◆ WORK TO BE COMPLETED: Pick out all lines in the listing holding the string "this" and copy them.

[Entries with chart source code]
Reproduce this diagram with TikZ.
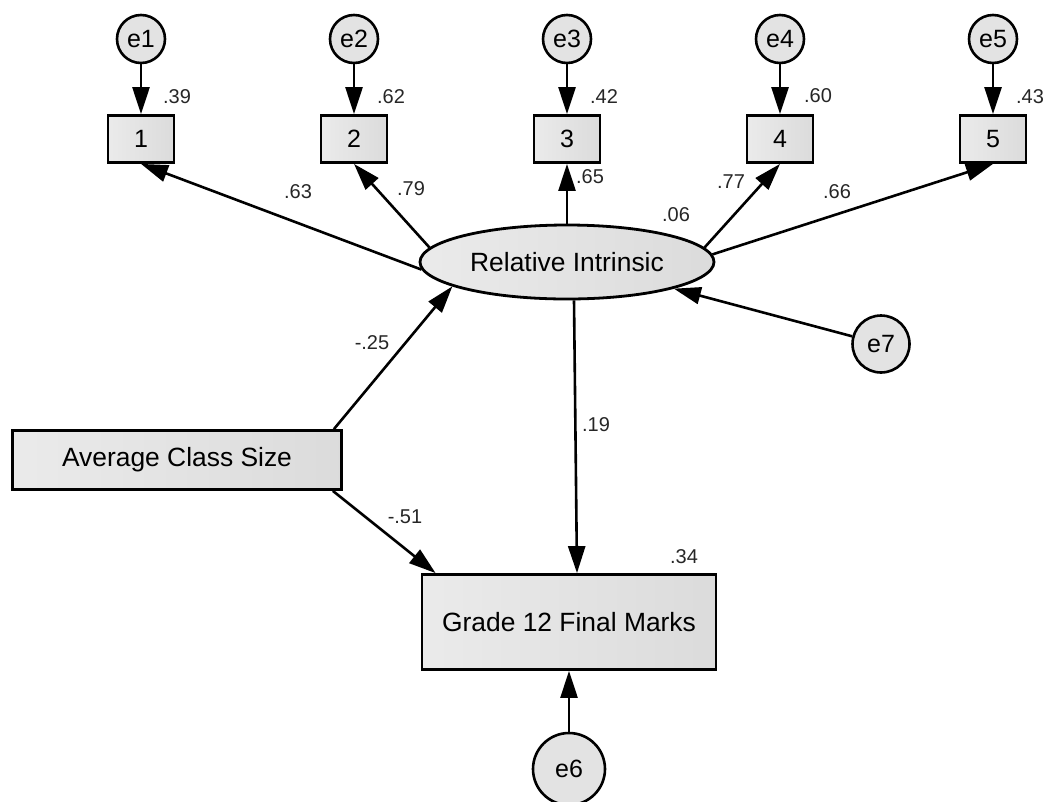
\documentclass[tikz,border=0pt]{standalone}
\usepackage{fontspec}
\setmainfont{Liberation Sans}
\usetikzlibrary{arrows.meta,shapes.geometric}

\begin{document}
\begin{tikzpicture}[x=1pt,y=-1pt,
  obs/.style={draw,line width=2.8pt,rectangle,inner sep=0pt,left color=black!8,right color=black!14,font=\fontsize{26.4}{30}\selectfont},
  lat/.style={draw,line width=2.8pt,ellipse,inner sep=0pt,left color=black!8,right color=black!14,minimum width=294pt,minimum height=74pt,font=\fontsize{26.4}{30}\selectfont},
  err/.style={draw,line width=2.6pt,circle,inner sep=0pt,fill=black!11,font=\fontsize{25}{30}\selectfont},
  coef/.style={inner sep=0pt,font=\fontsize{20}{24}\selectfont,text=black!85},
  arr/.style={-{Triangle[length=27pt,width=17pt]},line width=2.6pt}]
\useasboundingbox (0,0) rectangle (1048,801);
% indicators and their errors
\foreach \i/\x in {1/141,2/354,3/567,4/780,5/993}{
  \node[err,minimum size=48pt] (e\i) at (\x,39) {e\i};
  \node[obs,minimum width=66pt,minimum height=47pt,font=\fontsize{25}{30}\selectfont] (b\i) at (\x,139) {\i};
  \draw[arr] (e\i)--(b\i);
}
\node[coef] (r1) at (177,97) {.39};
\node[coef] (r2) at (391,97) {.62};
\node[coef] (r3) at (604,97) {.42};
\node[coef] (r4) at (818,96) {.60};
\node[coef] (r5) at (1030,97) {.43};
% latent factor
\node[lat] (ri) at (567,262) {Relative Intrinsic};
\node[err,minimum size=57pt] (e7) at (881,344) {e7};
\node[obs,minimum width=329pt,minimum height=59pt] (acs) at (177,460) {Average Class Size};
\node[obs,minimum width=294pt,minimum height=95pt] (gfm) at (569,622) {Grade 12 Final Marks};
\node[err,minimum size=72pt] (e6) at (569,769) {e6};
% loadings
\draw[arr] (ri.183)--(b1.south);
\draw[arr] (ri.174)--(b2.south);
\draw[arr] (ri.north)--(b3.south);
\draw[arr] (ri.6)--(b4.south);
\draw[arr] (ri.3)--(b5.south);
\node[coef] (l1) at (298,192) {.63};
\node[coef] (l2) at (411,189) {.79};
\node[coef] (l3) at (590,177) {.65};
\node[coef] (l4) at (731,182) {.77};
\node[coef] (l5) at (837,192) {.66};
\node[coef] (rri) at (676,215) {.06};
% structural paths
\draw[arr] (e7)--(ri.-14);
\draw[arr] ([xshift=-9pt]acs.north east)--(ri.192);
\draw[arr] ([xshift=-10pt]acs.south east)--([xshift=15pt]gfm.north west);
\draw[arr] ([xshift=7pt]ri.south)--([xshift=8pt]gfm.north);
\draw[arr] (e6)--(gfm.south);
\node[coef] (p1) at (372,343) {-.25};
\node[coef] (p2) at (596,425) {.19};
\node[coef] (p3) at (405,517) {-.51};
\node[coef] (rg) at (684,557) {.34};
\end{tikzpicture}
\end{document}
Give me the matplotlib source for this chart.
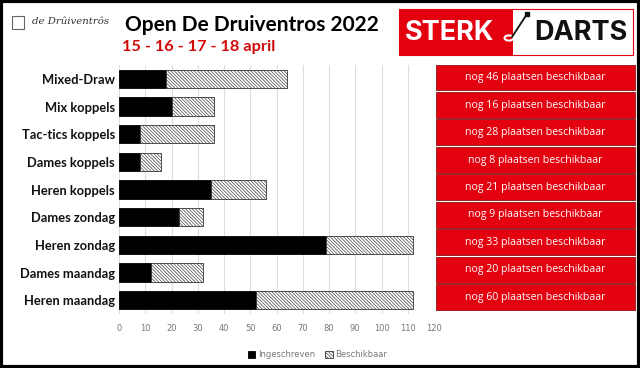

◆ COMPLETED TASK:
Reproduce this diagram with TikZ.
Give me the matplotlib source for this chart.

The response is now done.